- James Hogg (1770-1835)
The Ettrick Shepherd
Born at Ettrick, Selkirkshire, in the Scottish Border country, Hogg was the son of a shepherd. He received a scanty education but at the age of 16 he was inspired to write poetry by hearing a reading of "The Gentle Shepherd" written by Allan Ramsay (1686-1758). His poetical life was further developed by a connection with Sir Walter Scott (1771-1832). Hogg supplied Scott with a number of ballads for his "Border Minstrelsy" collection.
But it was not until 1807, when a volume poems entitled "The Mountain Bard" was published that he earned any recognition. It is interesting to note that he published a practical guide to the care of sheep in the same year! But the money earned from his published works were soon lost in unprofitable farming.

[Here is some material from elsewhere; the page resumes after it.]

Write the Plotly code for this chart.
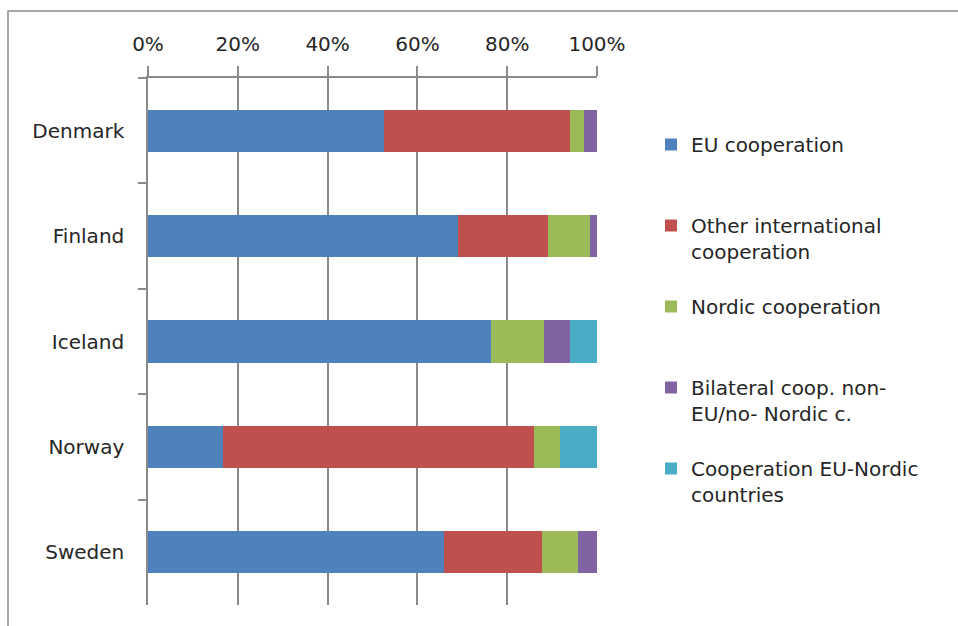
import plotly.graph_objects as go

countries = ["Denmark", "Finland", "Iceland", "Norway", "Sweden"]
series_names = [
    "EU cooperation<br> ",
    "Other international<br>cooperation",
    "Nordic cooperation<br> ",
    "Bilateral coop. non-<br>EU/no- Nordic c.",
    "Cooperation EU-Nordic<br>countries",
]
eu_coop = [52.6, 69.0, 76.5, 16.8, 65.9]
other_intl = [41.4, 20.0, 0.0, 69.2, 21.8]
nordic = [3.1, 9.4, 11.6, 5.8, 8.1]
bilateral = [2.9, 1.6, 5.9, 0.0, 4.2]
eu_nordic = [0.0, 0.0, 6.0, 8.2, 0.0]
colors = ["#4F81BD", "#C0504D", "#9BBB59", "#8064A2", "#4BACC6"]
tick_vals = [0, 20, 40, 60, 80, 100]
tick_labels = ["0%", "20%", "40%", "60%", "80%", "100%"]

series = [eu_coop, other_intl, nordic, bilateral, eu_nordic]

fig = go.Figure()
for i, (name, vals, col) in enumerate(zip(series_names, series, colors)):
    fig.add_trace(go.Bar(
        y=countries, x=vals, name=name, orientation="h",
        marker=dict(color=col, line=dict(width=0)),
        legendgroup=f"g{i}",
    ))

L, R, T, B = 148, 361, 78, 21
W, H = 958, 626
pw, ph = W - L - R, H - T - B

def px_x(px):
    return (px - L) / pw

def px_y(py):
    return (H - B - py) / ph

grey = "#8a8a8a"
txt = "#262626"

fig.update_layout(
    width=W, height=H,
    margin=dict(l=L, r=R, t=T, b=B, pad=0),
    barmode="stack", bargap=0.6,
    paper_bgcolor="white", plot_bgcolor="white",
    font=dict(family="DejaVu Sans", size=20, color=txt),
    xaxis=dict(
        side="top", range=[0, 100], tickvals=tick_vals, ticktext=tick_labels,
        showline=True, linecolor=grey, linewidth=1.5,
        showgrid=True, gridcolor=grey, gridwidth=1.5,
        ticks="outside", ticklen=10, tickcolor=grey, tickwidth=1.5,
        ticklabelstandoff=7, zeroline=False, fixedrange=True,
    ),
    yaxis=dict(
        autorange="reversed", showline=True, linecolor=grey, linewidth=1.5,
        ticks="outside", ticklen=8, tickcolor=grey, tickwidth=1.5,
        tickson="boundaries", ticklabelstandoff=18, showgrid=False,
    ),
    legend=dict(
        x=px_x(651), y=px_y(125), xanchor="left", yanchor="top",
        traceorder="grouped", tracegroupgap=26, valign="top",
        font=dict(family="DejaVu Sans", size=20, color=txt),
        bgcolor="rgba(0,0,0,0)", itemclick=False,
    ),
    shapes=[dict(
        type="rect", xref="paper", yref="paper",
        x0=px_x(8), x1=px_x(1000), y0=px_y(700), y1=px_y(11),
        line=dict(color=grey, width=1.5), fillcolor="rgba(0,0,0,0)",
    )],
)

fig.write_html("out.html")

He published "The Queen's Wake" in 1813, a series of ballads supposedly recited before Mary Queen of Scots at a competition of Scottish bards. This earned Hogg some recognition outside of the Borders as it possessed some real merit, showing a strong if rather fantastic imagination.
Hogg spent the latter half of his life partly in Edinburgh and partly at a farm at Altrive in Yarrow in the Borders. The farm had been given to him by the duke of Buccleuch.
Hogg was a prolific writer in both verse and prose. Some of his better known poems include "The Poetic Mirror", "Bonny Kilmeny" and Good Night, An' Joy Be Wi Ye A' plus the lyrics of a number of songs such as "To the Skylark", "When the Kye Comes Home" and Cam' ye by Athol?.
Hogg died on his farm at Altrive on 21 November, 1835.